This week has seen the launch of e-health passports jointly with other government bodies, providing each citizen with access to their medical records via the electronic government website. Such passports allow to see the medical organizations a citizen used to go, free prescriptions a patient used to get.

“Digitalization is about implementing a system of social medical insurance in the long run as it is the only tool to bring in transparency,” said the Kazakh Health Minister.

The minister stressed that information systems had been developing by the Ministry for many years to record patients, medicines and switch to paperless workflow in hospitals. All the data were accumulated in different systems and on separate servers. So, the goal was to make each citizen see, control and access their data.

He also emphasized that e-health passports would be available in mobile shortly so as each citizen will be able to keep an eye on their medical records.

Now, e-health passports run in a pilot mode, but after the new year all the records will be updated online, that is, every visit to a hospital will be reflected on such e-health passports.

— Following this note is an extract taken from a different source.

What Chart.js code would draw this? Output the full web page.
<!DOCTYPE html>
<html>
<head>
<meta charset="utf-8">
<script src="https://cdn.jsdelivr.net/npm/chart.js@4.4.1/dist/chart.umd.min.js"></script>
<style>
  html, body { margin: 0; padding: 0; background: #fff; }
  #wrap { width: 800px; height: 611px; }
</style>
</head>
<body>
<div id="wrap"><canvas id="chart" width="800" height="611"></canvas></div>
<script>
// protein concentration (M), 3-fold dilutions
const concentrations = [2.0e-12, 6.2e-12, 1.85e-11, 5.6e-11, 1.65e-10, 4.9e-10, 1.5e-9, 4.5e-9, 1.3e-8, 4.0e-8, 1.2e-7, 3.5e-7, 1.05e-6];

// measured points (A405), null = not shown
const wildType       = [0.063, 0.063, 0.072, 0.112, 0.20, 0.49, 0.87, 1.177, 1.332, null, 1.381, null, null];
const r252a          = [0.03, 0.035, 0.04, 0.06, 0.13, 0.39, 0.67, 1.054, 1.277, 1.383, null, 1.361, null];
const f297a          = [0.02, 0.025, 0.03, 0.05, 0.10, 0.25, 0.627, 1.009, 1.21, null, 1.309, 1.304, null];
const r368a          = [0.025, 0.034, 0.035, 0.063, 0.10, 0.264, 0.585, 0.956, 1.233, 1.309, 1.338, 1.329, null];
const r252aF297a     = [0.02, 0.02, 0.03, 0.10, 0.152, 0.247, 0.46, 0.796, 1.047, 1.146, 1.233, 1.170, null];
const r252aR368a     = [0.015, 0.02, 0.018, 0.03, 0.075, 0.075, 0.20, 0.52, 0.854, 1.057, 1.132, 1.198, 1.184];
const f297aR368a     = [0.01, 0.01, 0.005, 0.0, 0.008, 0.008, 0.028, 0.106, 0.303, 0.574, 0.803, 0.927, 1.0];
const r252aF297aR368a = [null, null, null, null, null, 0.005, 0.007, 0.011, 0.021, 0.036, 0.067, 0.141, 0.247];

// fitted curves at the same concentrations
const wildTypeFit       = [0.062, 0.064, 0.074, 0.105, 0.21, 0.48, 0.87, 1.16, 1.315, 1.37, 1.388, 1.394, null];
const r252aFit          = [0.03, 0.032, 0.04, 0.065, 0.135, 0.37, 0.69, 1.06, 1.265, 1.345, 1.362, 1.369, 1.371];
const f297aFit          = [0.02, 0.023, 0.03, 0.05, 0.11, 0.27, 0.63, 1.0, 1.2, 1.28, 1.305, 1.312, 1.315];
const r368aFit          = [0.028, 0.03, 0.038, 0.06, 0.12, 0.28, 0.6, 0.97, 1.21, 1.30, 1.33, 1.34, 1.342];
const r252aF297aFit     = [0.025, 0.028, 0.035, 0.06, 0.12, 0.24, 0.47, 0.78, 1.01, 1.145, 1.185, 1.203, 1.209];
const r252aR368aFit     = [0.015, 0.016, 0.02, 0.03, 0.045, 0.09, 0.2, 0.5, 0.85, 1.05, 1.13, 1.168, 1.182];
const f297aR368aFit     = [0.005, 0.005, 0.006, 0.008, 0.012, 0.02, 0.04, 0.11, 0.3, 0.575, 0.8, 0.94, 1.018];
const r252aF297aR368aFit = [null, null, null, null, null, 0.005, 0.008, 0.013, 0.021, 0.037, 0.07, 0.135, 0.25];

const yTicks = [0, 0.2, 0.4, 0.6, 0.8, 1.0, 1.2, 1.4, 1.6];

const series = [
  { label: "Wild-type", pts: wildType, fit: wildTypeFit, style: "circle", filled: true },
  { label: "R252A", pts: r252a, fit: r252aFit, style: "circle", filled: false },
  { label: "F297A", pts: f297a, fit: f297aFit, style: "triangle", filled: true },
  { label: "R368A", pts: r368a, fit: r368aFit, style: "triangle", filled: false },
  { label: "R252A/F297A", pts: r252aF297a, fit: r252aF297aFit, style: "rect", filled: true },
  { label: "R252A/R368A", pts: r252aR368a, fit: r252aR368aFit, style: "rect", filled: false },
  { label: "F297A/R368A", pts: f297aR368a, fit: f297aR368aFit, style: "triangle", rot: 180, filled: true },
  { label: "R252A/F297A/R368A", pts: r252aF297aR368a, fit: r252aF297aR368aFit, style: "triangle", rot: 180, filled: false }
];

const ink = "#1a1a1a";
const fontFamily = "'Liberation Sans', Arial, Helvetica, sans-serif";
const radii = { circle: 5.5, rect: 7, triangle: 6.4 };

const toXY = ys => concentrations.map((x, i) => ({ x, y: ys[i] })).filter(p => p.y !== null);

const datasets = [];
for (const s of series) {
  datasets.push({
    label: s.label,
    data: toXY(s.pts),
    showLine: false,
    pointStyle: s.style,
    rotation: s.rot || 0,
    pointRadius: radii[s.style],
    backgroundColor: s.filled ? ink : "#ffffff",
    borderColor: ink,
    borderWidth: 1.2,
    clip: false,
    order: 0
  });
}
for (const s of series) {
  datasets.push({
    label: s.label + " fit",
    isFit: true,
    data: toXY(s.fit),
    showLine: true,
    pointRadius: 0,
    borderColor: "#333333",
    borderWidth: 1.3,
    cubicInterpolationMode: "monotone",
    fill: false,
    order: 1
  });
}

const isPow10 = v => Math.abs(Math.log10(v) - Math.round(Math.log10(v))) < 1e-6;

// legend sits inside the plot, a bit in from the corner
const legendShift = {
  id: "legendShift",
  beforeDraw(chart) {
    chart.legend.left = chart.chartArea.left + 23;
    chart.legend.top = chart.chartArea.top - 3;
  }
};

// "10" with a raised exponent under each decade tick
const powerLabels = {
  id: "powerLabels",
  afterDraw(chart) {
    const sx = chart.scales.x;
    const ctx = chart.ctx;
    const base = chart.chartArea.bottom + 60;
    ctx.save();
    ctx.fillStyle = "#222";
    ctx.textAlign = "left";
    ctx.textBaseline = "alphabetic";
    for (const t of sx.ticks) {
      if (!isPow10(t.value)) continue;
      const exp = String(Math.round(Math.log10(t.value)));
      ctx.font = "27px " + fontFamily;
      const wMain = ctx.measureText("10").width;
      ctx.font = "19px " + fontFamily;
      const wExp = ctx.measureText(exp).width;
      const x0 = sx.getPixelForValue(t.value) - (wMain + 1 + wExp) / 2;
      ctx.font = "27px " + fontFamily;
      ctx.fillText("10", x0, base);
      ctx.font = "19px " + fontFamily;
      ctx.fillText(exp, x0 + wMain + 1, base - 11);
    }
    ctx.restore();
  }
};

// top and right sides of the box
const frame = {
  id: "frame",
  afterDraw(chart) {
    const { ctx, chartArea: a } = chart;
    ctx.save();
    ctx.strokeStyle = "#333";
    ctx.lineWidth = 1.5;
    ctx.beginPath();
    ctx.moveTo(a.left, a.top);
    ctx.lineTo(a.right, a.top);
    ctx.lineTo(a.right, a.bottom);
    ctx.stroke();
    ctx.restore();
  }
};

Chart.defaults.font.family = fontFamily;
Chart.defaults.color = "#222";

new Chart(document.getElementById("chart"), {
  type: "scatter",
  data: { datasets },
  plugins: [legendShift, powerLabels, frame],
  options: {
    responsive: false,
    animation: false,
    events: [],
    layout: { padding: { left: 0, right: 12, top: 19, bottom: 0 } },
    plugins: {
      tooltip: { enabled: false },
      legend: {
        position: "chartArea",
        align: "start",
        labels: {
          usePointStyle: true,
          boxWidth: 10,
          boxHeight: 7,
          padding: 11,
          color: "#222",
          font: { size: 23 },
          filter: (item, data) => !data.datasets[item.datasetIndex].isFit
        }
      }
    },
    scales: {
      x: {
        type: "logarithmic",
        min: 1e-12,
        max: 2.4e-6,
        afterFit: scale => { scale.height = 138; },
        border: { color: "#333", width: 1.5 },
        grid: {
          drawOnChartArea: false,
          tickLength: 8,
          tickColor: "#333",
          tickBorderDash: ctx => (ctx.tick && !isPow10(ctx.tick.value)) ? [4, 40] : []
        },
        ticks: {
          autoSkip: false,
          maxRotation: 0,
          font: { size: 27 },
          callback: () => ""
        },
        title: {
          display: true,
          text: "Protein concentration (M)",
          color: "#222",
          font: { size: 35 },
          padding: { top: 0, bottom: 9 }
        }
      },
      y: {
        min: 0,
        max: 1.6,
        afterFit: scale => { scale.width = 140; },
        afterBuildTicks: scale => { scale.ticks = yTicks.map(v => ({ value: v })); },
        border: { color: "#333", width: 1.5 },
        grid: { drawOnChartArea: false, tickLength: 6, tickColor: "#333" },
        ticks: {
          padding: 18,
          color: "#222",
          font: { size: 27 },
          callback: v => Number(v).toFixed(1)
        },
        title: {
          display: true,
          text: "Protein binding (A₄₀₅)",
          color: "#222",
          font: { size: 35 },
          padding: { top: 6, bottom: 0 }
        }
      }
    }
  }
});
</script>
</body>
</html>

This primarily serves to ensure transparency in the costs of the State.

Almost every hospital and polyclinic providing free medical services has to keep medical records in an electronic format, further being integrated on the platform helping to form e-passports.

“Thanks to the job done we [the Ministry] not only can optimize the work of hospitals, reduce paper bureaucracy as well as costs, but also record medical services and medicines provided,” he added.

Last year digitalization enabled to save considerable 26 billion tenge on online purchases via the Finance Ministry’s website, thanks to open trading. The savings were gone to buy some scarce medicines. A personalized approach toward beneficiaries with over 3 million prescriptions each year enabled to save medicines for around 14 billion tenge. The overall saving was around 50 billion tenge within the year.